During a recent holiday, my wife and I had planned to travel from Madrid to Barcelona by train. When I checked online, I found tickets, but they couldn’t be purchased through Renfe’s app. When I arrived at Atocha (the largest station in Madrid) the day before my departure date, the electronic ticket kiosks were equally uncooperative. I was informed that I had to wait in line to talk to an agent. I printed out a queuing ticket and began to wait. I watched the ticker above the counter for what felt like ages. It didn’t move. The line didn’t budge.
Enough was enough.
I pulled out my phone and used an aggregator to find the best deal for a flight from Madrid to Barcelona. The price was marginally higher, but I had my ticket in less than five minutes. I had a problem with checking my baggage, but that was solved within a few minutes by downloading the airline’s app and paying a nominal fee for my suitcase. All told it was 15 minutes. When I left the line, it still hadn’t moved an inch.
This was the moment that Renfe lost me as a customer.

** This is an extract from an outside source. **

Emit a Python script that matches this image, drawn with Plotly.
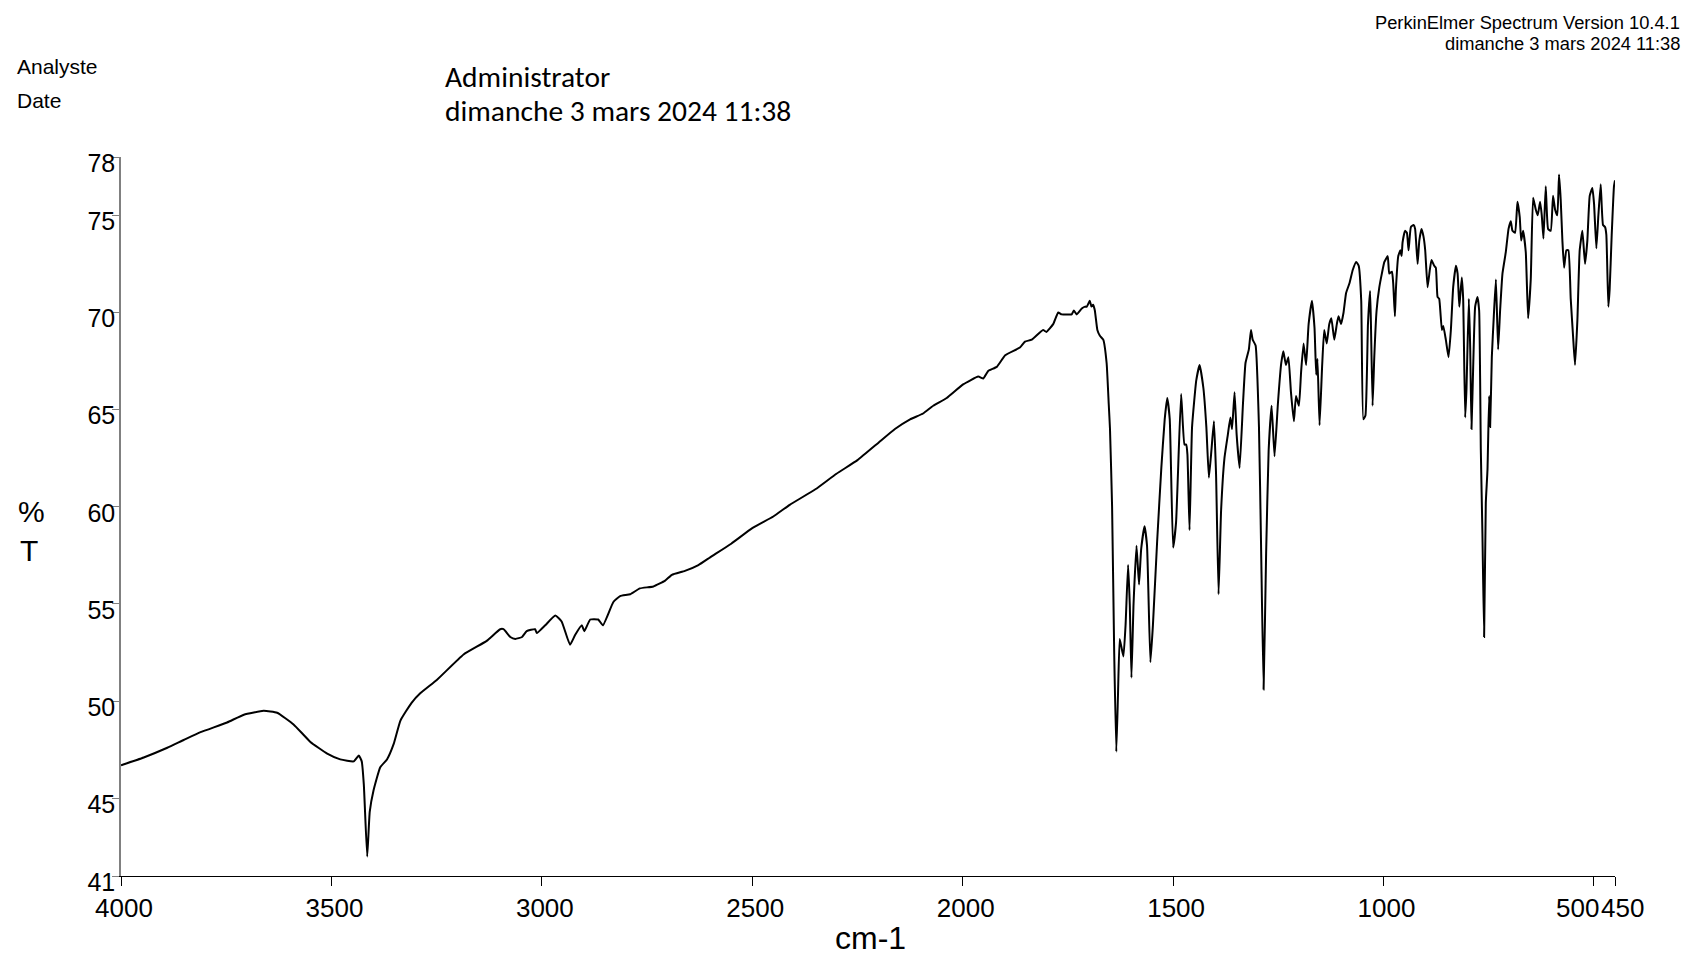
import plotly.graph_objects as go

# FT-IR transmission spectrum (wavenumber in cm-1, transmittance in %T)
wavenumber = [
    4000, 3946, 3890, 3851, 3811, 3748, 3708, 3661, 3629, 3590, 3550, 3510, 3479, 3447,
    3435, 3428, 3423, 3415, 3409, 3400, 3384, 3368, 3352, 3336, 3310, 3289, 3249, 3186,
    3131, 3099, 3091, 3075, 3063, 3047, 3036, 3016, 3012, 2992, 2968, 2953, 2933, 2921,
    2905, 2899, 2885, 2866, 2855, 2830, 2814, 2790, 2767, 2735, 2707, 2691, 2660, 2628,
    2600, 2550, 2500, 2450, 2411, 2350, 2300, 2250, 2200, 2161, 2125, 2094, 2070, 2038,
    1999, 1963, 1951, 1939, 1919, 1899, 1864, 1852, 1836, 1809, 1801, 1785, 1773, 1765,
    1753, 1741, 1736, 1729, 1717, 1709, 1705, 1698, 1694, 1690, 1686, 1680, 1674, 1666,
    1658, 1653, 1650, 1645, 1640, 1635, 1631, 1627, 1623, 1618, 1613, 1607, 1603, 1599,
    1594, 1587, 1581, 1576, 1568, 1562, 1554, 1548, 1538, 1528, 1520, 1514, 1508, 1500,
    1493, 1481, 1473, 1469, 1466, 1461, 1455, 1445, 1437, 1428, 1421, 1415, 1409, 1403,
    1398, 1392, 1386, 1378, 1370, 1364, 1360, 1354, 1349, 1342, 1334, 1328, 1320, 1315,
    1311, 1304, 1296, 1291, 1285, 1279, 1273, 1266, 1259, 1251, 1243, 1238, 1232, 1226,
    1220, 1213, 1208, 1201, 1196, 1190, 1184, 1178, 1170, 1164, 1160, 1157, 1152, 1146,
    1141, 1135, 1129, 1124, 1117, 1111, 1107, 1101, 1095, 1089, 1081, 1073, 1065, 1059,
    1053, 1048, 1043, 1037, 1032, 1030, 1026, 1022, 1016.5, 1010, 1004, 998, 990, 986.4,
    980, 977, 973, 970.6, 965, 960, 957, 954.8, 949, 944.5, 940.5, 935, 928.7, 925,
    919, 915, 909.7, 905, 901, 895.4, 890, 886, 879.6, 875.7, 871.7, 867.7, 861.4, 858,
    852, 845.6, 840, 834.5, 828, 824, 820, 818, 814, 810.8, 806, 803, 797.3, 794,
    791, 787, 782.3, 776.8, 772.8, 768.8, 765, 761, 757, 753, 749, 746.7, 742.7, 738,
    733, 727.7, 723, 717.4, 709.5, 703, 697.6, 693.7, 687.4, 681.8, 676.3, 673, 668.4, 662,
    656.5, 650.2, 644.6, 638.3, 633.5, 628, 624, 620, 614.6, 609, 602.7, 597.2, 592.4, 587,
    583, 579, 575, 571, 565.5, 560.8, 555.2, 549.7, 545, 539.4, 533.9, 527.5, 521.2, 515.7,
    510.1, 503.8, 499.8, 494.3, 489.5, 484, 478.5, 473.7, 470.6, 465.8, 462.7, 458, 452.4, 450,
]

transmittance = [
    46.7, 47.1, 47.6, 48.0, 48.4, 48.9, 49.3, 49.5, 49.4, 48.8, 47.9, 47.3, 47.0, 46.9,
    47.2, 46.9, 45.7, 42.0, 44.3, 45.4, 46.6, 47.0, 47.8, 49.0, 49.9, 50.4, 51.1, 52.4,
    53.1, 53.7, 53.7, 53.3, 53.2, 53.3, 53.6, 53.7, 53.5, 53.9, 54.4, 54.1, 52.9, 53.4,
    53.9, 53.6, 54.2, 54.2, 53.9, 55.1, 55.4, 55.5, 55.8, 55.9, 56.2, 56.5, 56.7, 57.0,
    57.4, 58.1, 58.9, 59.5, 60.1, 60.9, 61.7, 62.4, 63.3, 64.0, 64.5, 64.8, 65.2, 65.6,
    66.3, 66.7, 66.6, 67.0, 67.2, 67.8, 68.2, 68.5, 68.6, 69.1, 69.0, 69.4, 70.0, 69.9,
    69.9, 69.9, 70.1, 69.9, 70.2, 70.3, 70.3, 70.6, 70.3, 70.4, 70.1, 69.1, 68.8, 68.6,
    67.4, 65.3, 64.0, 60.0, 52.5, 47.4, 50.3, 53.2, 52.8, 52.3, 53.9, 57.0, 55.0, 51.2,
    55.0, 58.0, 56.0, 57.8, 59.0, 58.0, 52.0, 53.9, 58.2, 62.0, 64.5, 65.6, 64.5, 57.9,
    59.2, 65.8, 63.2, 63.2, 62.7, 58.8, 64.1, 66.5, 67.3, 66.1, 64.1, 61.5, 62.9, 64.4,
    61.7, 55.5, 59.8, 62.5, 63.7, 64.6, 64.0, 65.9, 63.7, 62.0, 65.3, 67.4, 68.1, 69.1,
    68.6, 68.3, 64.1, 58.0, 50.6, 57.6, 62.9, 65.2, 62.6, 65.3, 67.4, 68.0, 67.3, 67.7,
    65.9, 64.4, 65.7, 65.2, 66.9, 68.4, 67.3, 69.4, 70.6, 69.2, 66.8, 67.6, 64.2, 67.2,
    69.1, 68.4, 69.4, 69.7, 68.6, 69.4, 69.8, 69.4, 70.0, 71.0, 71.5, 72.2, 72.6, 72.4,
    70.6, 64.5, 64.7, 69.4, 71.1, 69.5, 65.2, 67.7, 70.1, 71.3, 72.0, 72.6, 72.9, 72.0,
    72.1, 71.5, 69.8, 71.2, 72.9, 73.2, 72.9, 73.6, 74.2, 74.1, 73.2, 74.4, 74.5, 74.3,
    72.5, 73.7, 74.3, 73.9, 73.2, 71.3, 72.2, 72.7, 72.4, 72.3, 70.8, 70.7, 69.1, 69.3,
    68.6, 67.7, 69.1, 71.3, 72.4, 72.0, 70.3, 70.8, 71.8, 70.7, 64.6, 66.0, 70.7, 68.1,
    64.0, 67.2, 70.3, 70.8, 70.1, 62.9, 58.6, 53.3, 60.2, 61.9, 65.7, 64.1, 67.7, 69.8,
    71.7, 68.1, 70.1, 72.0, 73.1, 74.3, 74.7, 74.2, 74.1, 75.7, 74.9, 73.7, 74.2, 73.1,
    69.7, 71.7, 75.9, 75.3, 75.0, 75.7, 75.0, 73.8, 76.5, 74.3, 74.2, 76.0, 75.3, 75.0,
    77.1, 75.8, 73.7, 72.3, 73.2, 73.2, 70.7, 68.8, 67.3, 69.6, 73.2, 74.2, 72.5, 73.7,
    76.0, 76.4, 75.6, 73.3, 75.0, 76.6, 74.5, 74.4, 74.0, 70.3, 71.2, 73.9, 76.5, 76.8,
]

# Axis ticks
x_tick_vals = [4000, 3500, 3000, 2500, 2000, 1500, 1000, 500, 450]
x_tick_text = ["4000", "3500", "3000", "2500", "2000", "1500", "1000", "500", "450"]
y_tick_vals = [41, 45, 50, 55, 60, 65, 70, 75, 78]
y_tick_text = ["41", "45", "50", "55", "60", "65", "70", "75", "78"]

# Header texts
header_labels = ["Analyste", "Date"]
header_values = ["Administrator", "dimanche 3 mars 2024 11:38"]
software_lines = ["PerkinElmer Spectrum Version 10.4.1", "dimanche 3 mars 2024 11:38"]
x_title = "cm-1"
y_title_lines = ["%", "T"]

W, H = 1685, 955
L, R, T, B = 121, 70, 157, 79
PW, PH = W - L - R, H - T - B
SANS = "Liberation Sans, Arial, sans-serif"
TICK_SIZE_X = 26


def fx(px):
    return (px - L) / PW


def fy(py):
    return (H - B - py) / PH


fig = go.Figure()
fig.add_trace(go.Scatter(
    x=wavenumber, y=transmittance, mode="lines",
    line=dict(color="black", width=2, shape="spline", smoothing=0.4),
    hoverinfo="skip", showlegend=False,
))

# the two rightmost labels (500, 450) are crowded; they are placed side by side below
crowded = {500: -16, 450: 7}
shown_text = [t if v not in crowded else "" for v, t in zip(x_tick_vals, x_tick_text)]

fig.update_layout(
    width=W, height=H,
    margin=dict(l=L, r=R, t=T, b=B, pad=0),
    paper_bgcolor="white", plot_bgcolor="white",
    font=dict(family=SANS, color="black"),
    xaxis=dict(
        range=[4000, 450], tickmode="array", tickvals=x_tick_vals, ticktext=shown_text,
        tickangle=0, showgrid=False, zeroline=False, showline=True,
        linecolor="black", linewidth=1.2, ticks="outside", ticklen=9,
        tickcolor="black", tickwidth=1.2, tickfont=dict(size=TICK_SIZE_X, family=SANS),
        ticklabelshift=-3,
    ),
    yaxis=dict(
        range=[41, 78], tickmode="array", tickvals=y_tick_vals, ticktext=y_tick_text,
        showgrid=False, zeroline=False, showline=True, linecolor="#808080",
        linewidth=1.5, ticks="outside", ticklen=7, tickcolor="#808080", tickwidth=1.2,
        tickfont=dict(size=25, family=SANS), ticklabelshift=6, ticklabelstandoff=-8,
    ),
)

ann = []
for v, t in zip(x_tick_vals, x_tick_text):
    if v in crowded:
        ann.append(dict(x=v, xref="x", y=0, yref="paper", text=t,
                        showarrow=False, xanchor="center", yanchor="top",
                        xshift=crowded[v], yshift=-15,
                        font=dict(size=TICK_SIZE_X, family=SANS)))

for label, cy in zip(header_labels, [67, 100]):
    ann.append(dict(x=fx(15), y=fy(cy), xref="paper", yref="paper", text=label,
                    showarrow=False, xanchor="left", yanchor="middle",
                    font=dict(size=21, family=SANS)))
for value, cy in zip(header_values, [77, 111]):
    ann.append(dict(x=fx(443), y=fy(cy), xref="paper", yref="paper", text=value,
                    showarrow=False, xanchor="left", yanchor="middle",
                    font=dict(size=29.5, family="Carlito, Lato, sans-serif")))
for line, cy in zip(software_lines, [22, 44]):
    ann.append(dict(x=fx(1682), y=fy(cy), xref="paper", yref="paper", text=line,
                    showarrow=False, xanchor="right", yanchor="middle",
                    font=dict(size=18.3, family=SANS)))
for ch, cx, cy in zip(y_title_lines, [31, 29], [511, 550]):
    ann.append(dict(x=fx(cx), y=fy(cy), xref="paper", yref="paper", text=ch,
                    showarrow=False, xanchor="center", yanchor="middle",
                    font=dict(size=30, family=SANS)))
ann.append(dict(x=fx(870), y=fy(938), xref="paper", yref="paper", text=x_title,
                showarrow=False, xanchor="center", yanchor="middle",
                font=dict(size=32, family=SANS)))

fig.update_layout(annotations=ann)
fig.write_html("out.html")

On the surface, it might look as though I’m advocating for something out of the digital playbook (Renfe’s digital customer experience was a failure, while the airline’s was a success), but that’s not the takeaway I want to focus on here. It’s important to remember that physical and digital go hand in hand. It wasn’t just the problems with Renfe’s digital experience that led me to look elsewhere. It was a failure in the more traditional forms of customer service. If the digital experience comes up short, your customer service needs to be there to pick up the slack.
If, for example, you are running a restaurant, digital can add an entirely new dimension to the customer experience. But if the walls are dirty and the food looks like remnants from the oil spill cleanup, you’re playing with fire. Your clientele will quickly move on to your competitor who understands the importance of the traditional ways of satisfying customers.
Renfe failed in precisely this way and, as a result, they lost me as a customer. Airlines are disrupting railways by digitizing the customer experience but also (and more importantly) by focusing on how the customer physically experiences travel. Even though airports are bustling and stressful places and cockpits are cramped and loud, airlines are better at navigating the twenty-first-century world of travel than their rail-based counterparts.
The airlines are proving that it’s not about user experience. It’s about customer experience.